Transcribe the whole listing below without changing a word, but leave out every image.
[start of GIVEN ENTRIES]
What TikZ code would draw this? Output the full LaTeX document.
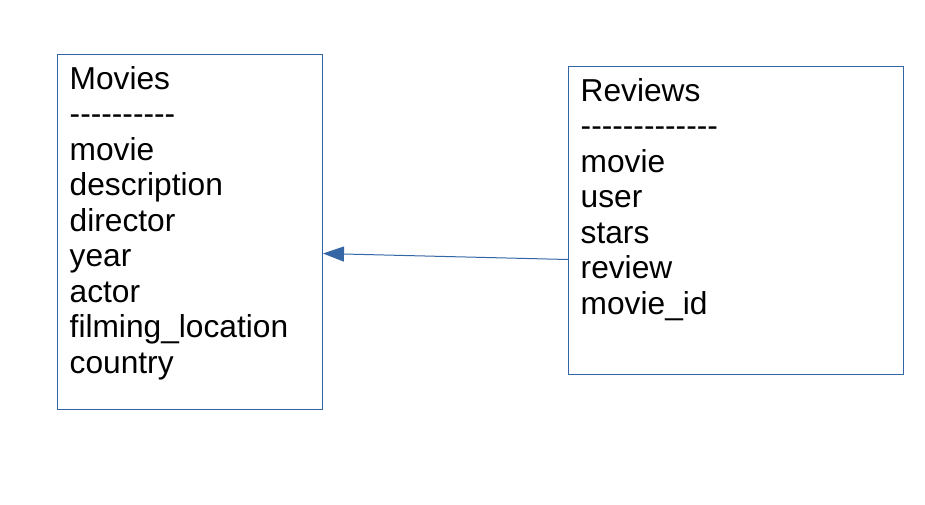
\documentclass[tikz,border=0pt]{standalone}
\usepackage{fontspec}
\newfontfamily\tablefont{Liberation Sans}
\usetikzlibrary{arrows.meta,positioning}
\definecolor{boxblue}{HTML}{3465A4}

\begin{document}
\begin{tikzpicture}[x=1pt,y=1pt,
    tablebox/.style={draw=boxblue,line width=1pt,inner sep=0pt,anchor=north west},
    tabletext/.style={anchor=base west,align=left,inner sep=0pt,
      font=\tablefont\fontsize{31.7}{35.5}\selectfont}]
  \useasboundingbox (0,0) rectangle (925,-504);
  % the two tables
  \node[tablebox,minimum width=265,minimum height=355] (movies) at (57,-54) {};
  \node[tablebox,minimum width=335,minimum height=308] (reviews) at (568,-66) {};
  % base is the last line, so shift down by the lines below the title
  \node[tabletext] (moviestext) at ([xshift=12.5,yshift=-319]movies.north west)
    {Movies\\----------\\movie\\description\\director\\year\\actor\\filming\_location\\country};
  \node[tabletext] (reviewstext) at ([xshift=12.5,yshift=-248]reviews.north west)
    {Reviews\\-------------\\movie\\user\\stars\\review\\movie\_id};
  % link
  \draw[boxblue,line width=1pt,-{Triangle[length=21pt,width=15pt]}]
    ([yshift=-39]reviews.west) -- ([yshift=-21.5]movies.east);
\end{tikzpicture}
\end{document}
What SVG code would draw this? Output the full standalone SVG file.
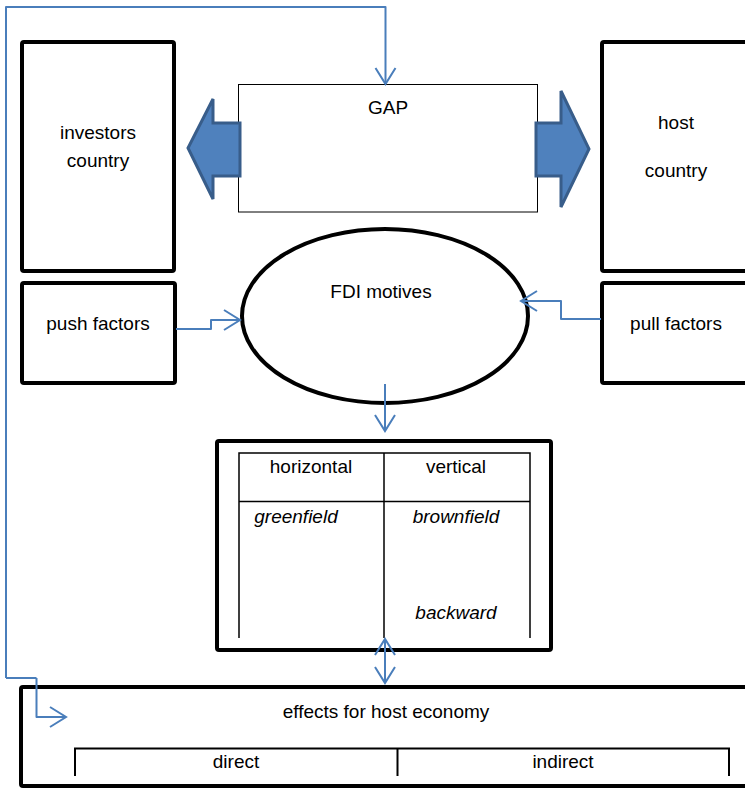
<svg xmlns="http://www.w3.org/2000/svg" width="745" height="789" viewBox="0 0 745 789">
<style>
.box{fill:#fff;stroke:#000;stroke-width:4}
.thin{fill:none;stroke:#000;stroke-width:1.5}
.conn{fill:none;stroke:#4a7ebb;stroke-width:2;stroke-linejoin:round}
.blk{fill:#4f81bd;stroke:#385d8a;stroke-width:3;stroke-linejoin:miter}
text{font-family:"Liberation Sans",Arial,sans-serif;font-size:19px;fill:#000;text-anchor:middle}
.it{font-style:italic}
</style>
<defs>
<marker id="ah" markerUnits="userSpaceOnUse" markerWidth="40" markerHeight="40" viewBox="-20 -20 40 40" refX="0" refY="0" orient="auto-start-reverse">
<path d="M-16,-10 L0,0 L-16,10" fill="none" stroke="#4a7ebb" stroke-width="2"/>
</marker>
</defs>
<rect width="745" height="789" fill="#fff"/>
<g id="investors">
<rect class="box" x="22" y="42" width="152" height="229" rx="2"/>
<text x="98" y="139">investors</text>
<text x="98" y="167">country</text>
</g>
<g id="host">
<rect class="box" x="602" y="42" width="160" height="229" rx="2"/>
<text x="676" y="129">host</text>
<text x="676" y="177">country</text>
</g>
<g id="gap">
<rect x="238.5" y="84.5" width="299" height="127.5" fill="#fff" stroke="#000" stroke-width="1"/>
<text x="388" y="114">GAP</text>
</g>
<g id="arrow-left">
<polygon class="blk" points="240,123 213,123 213,99 188,148 213,199 213,176 240,176"/>
</g>
<g id="arrow-right">
<polygon class="blk" points="536,123 561,123 561,91 589,149 561,207 561,176 536,176"/>
</g>
<g id="push">
<rect class="box" x="22" y="283" width="153" height="100" rx="2"/>
<text x="98" y="330">push factors</text>
</g>
<g id="pull">
<rect class="box" x="602" y="283" width="160" height="100" rx="2"/>
<text x="676" y="330">pull factors</text>
</g>
<g id="fdi">
<ellipse cx="385" cy="316" rx="143" ry="87" fill="#fff" stroke="#000" stroke-width="4"/>
<text x="381" y="298">FDI motives</text>
</g>
<g id="types">
<rect class="box" x="217" y="441" width="334" height="209" rx="2"/>
<path class="thin" d="M239,638 V453 H530 V638 M239,501.5 H530 M384,453 V638"/>
<text x="311" y="473">horizontal</text>
<text x="456" y="473">vertical</text>
<text class="it" x="296" y="523">greenfield</text>
<text class="it" x="456" y="523">brownfield</text>
<text class="it" x="456" y="619">backward</text>
</g>
<g id="effects">
<rect class="box" x="21" y="687" width="745" height="99" rx="2"/>
<path fill="none" stroke="#000" stroke-width="2" d="M75,776 V748.5 H729 V776 M397.5,748.5 V776"/>
<text x="386" y="718">effects for host economy</text>
<text x="236" y="768">direct</text>
<text x="563" y="768">indirect</text>
</g>
<g id="connectors">
<path class="conn" marker-end="url(#ah)" d="M36.5,678 V717 H66"/>
<path class="conn" marker-end="url(#ah)" d="M6,678 V7 H385.5 V84"/>
<path class="conn" d="M6,678 H36.5"/>
<path class="conn" marker-end="url(#ah)" d="M176,329 H211 V320 H240"/>
<path class="conn" marker-end="url(#ah)" d="M601,319 H561 V301 H521"/>
<path class="conn" marker-end="url(#ah)" d="M385,384 V431"/>
<path class="conn" marker-start="url(#ah)" marker-end="url(#ah)" d="M385,639 V683"/>
</g>
</svg>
[end of GIVEN ENTRIES]
■ FINAL RESULT ■
What TikZ code would draw this? Output the full LaTeX document.
\documentclass[tikz,border=0pt]{standalone}
\usepackage{fontspec}
\newfontfamily\tablefont{Liberation Sans}
\usetikzlibrary{arrows.meta,positioning}
\definecolor{boxblue}{HTML}{3465A4}

\begin{document}
\begin{tikzpicture}[x=1pt,y=1pt,
    tablebox/.style={draw=boxblue,line width=1pt,inner sep=0pt,anchor=north west},
    tabletext/.style={anchor=base west,align=left,inner sep=0pt,
      font=\tablefont\fontsize{31.7}{35.5}\selectfont}]
  \useasboundingbox (0,0) rectangle (925,-504);
  % the two tables
  \node[tablebox,minimum width=265,minimum height=355] (movies) at (57,-54) {};
  \node[tablebox,minimum width=335,minimum height=308] (reviews) at (568,-66) {};
  % base is the last line, so shift down by the lines below the title
  \node[tabletext] (moviestext) at ([xshift=12.5,yshift=-319]movies.north west)
    {Movies\\----------\\movie\\description\\director\\year\\actor\\filming\_location\\country};
  \node[tabletext] (reviewstext) at ([xshift=12.5,yshift=-248]reviews.north west)
    {Reviews\\-------------\\movie\\user\\stars\\review\\movie\_id};
  % link
  \draw[boxblue,line width=1pt,-{Triangle[length=21pt,width=15pt]}]
    ([yshift=-39]reviews.west) -- ([yshift=-21.5]movies.east);
\end{tikzpicture}
\end{document}
What SVG code would draw this? Output the full standalone SVG file.
<svg xmlns="http://www.w3.org/2000/svg" width="745" height="789" viewBox="0 0 745 789">
<style>
.box{fill:#fff;stroke:#000;stroke-width:4}
.thin{fill:none;stroke:#000;stroke-width:1.5}
.conn{fill:none;stroke:#4a7ebb;stroke-width:2;stroke-linejoin:round}
.blk{fill:#4f81bd;stroke:#385d8a;stroke-width:3;stroke-linejoin:miter}
text{font-family:"Liberation Sans",Arial,sans-serif;font-size:19px;fill:#000;text-anchor:middle}
.it{font-style:italic}
</style>
<defs>
<marker id="ah" markerUnits="userSpaceOnUse" markerWidth="40" markerHeight="40" viewBox="-20 -20 40 40" refX="0" refY="0" orient="auto-start-reverse">
<path d="M-16,-10 L0,0 L-16,10" fill="none" stroke="#4a7ebb" stroke-width="2"/>
</marker>
</defs>
<rect width="745" height="789" fill="#fff"/>
<g id="investors">
<rect class="box" x="22" y="42" width="152" height="229" rx="2"/>
<text x="98" y="139">investors</text>
<text x="98" y="167">country</text>
</g>
<g id="host">
<rect class="box" x="602" y="42" width="160" height="229" rx="2"/>
<text x="676" y="129">host</text>
<text x="676" y="177">country</text>
</g>
<g id="gap">
<rect x="238.5" y="84.5" width="299" height="127.5" fill="#fff" stroke="#000" stroke-width="1"/>
<text x="388" y="114">GAP</text>
</g>
<g id="arrow-left">
<polygon class="blk" points="240,123 213,123 213,99 188,148 213,199 213,176 240,176"/>
</g>
<g id="arrow-right">
<polygon class="blk" points="536,123 561,123 561,91 589,149 561,207 561,176 536,176"/>
</g>
<g id="push">
<rect class="box" x="22" y="283" width="153" height="100" rx="2"/>
<text x="98" y="330">push factors</text>
</g>
<g id="pull">
<rect class="box" x="602" y="283" width="160" height="100" rx="2"/>
<text x="676" y="330">pull factors</text>
</g>
<g id="fdi">
<ellipse cx="385" cy="316" rx="143" ry="87" fill="#fff" stroke="#000" stroke-width="4"/>
<text x="381" y="298">FDI motives</text>
</g>
<g id="types">
<rect class="box" x="217" y="441" width="334" height="209" rx="2"/>
<path class="thin" d="M239,638 V453 H530 V638 M239,501.5 H530 M384,453 V638"/>
<text x="311" y="473">horizontal</text>
<text x="456" y="473">vertical</text>
<text class="it" x="296" y="523">greenfield</text>
<text class="it" x="456" y="523">brownfield</text>
<text class="it" x="456" y="619">backward</text>
</g>
<g id="effects">
<rect class="box" x="21" y="687" width="745" height="99" rx="2"/>
<path fill="none" stroke="#000" stroke-width="2" d="M75,776 V748.5 H729 V776 M397.5,748.5 V776"/>
<text x="386" y="718">effects for host economy</text>
<text x="236" y="768">direct</text>
<text x="563" y="768">indirect</text>
</g>
<g id="connectors">
<path class="conn" marker-end="url(#ah)" d="M36.5,678 V717 H66"/>
<path class="conn" marker-end="url(#ah)" d="M6,678 V7 H385.5 V84"/>
<path class="conn" d="M6,678 H36.5"/>
<path class="conn" marker-end="url(#ah)" d="M176,329 H211 V320 H240"/>
<path class="conn" marker-end="url(#ah)" d="M601,319 H561 V301 H521"/>
<path class="conn" marker-end="url(#ah)" d="M385,384 V431"/>
<path class="conn" marker-start="url(#ah)" marker-end="url(#ah)" d="M385,639 V683"/>
</g>
</svg>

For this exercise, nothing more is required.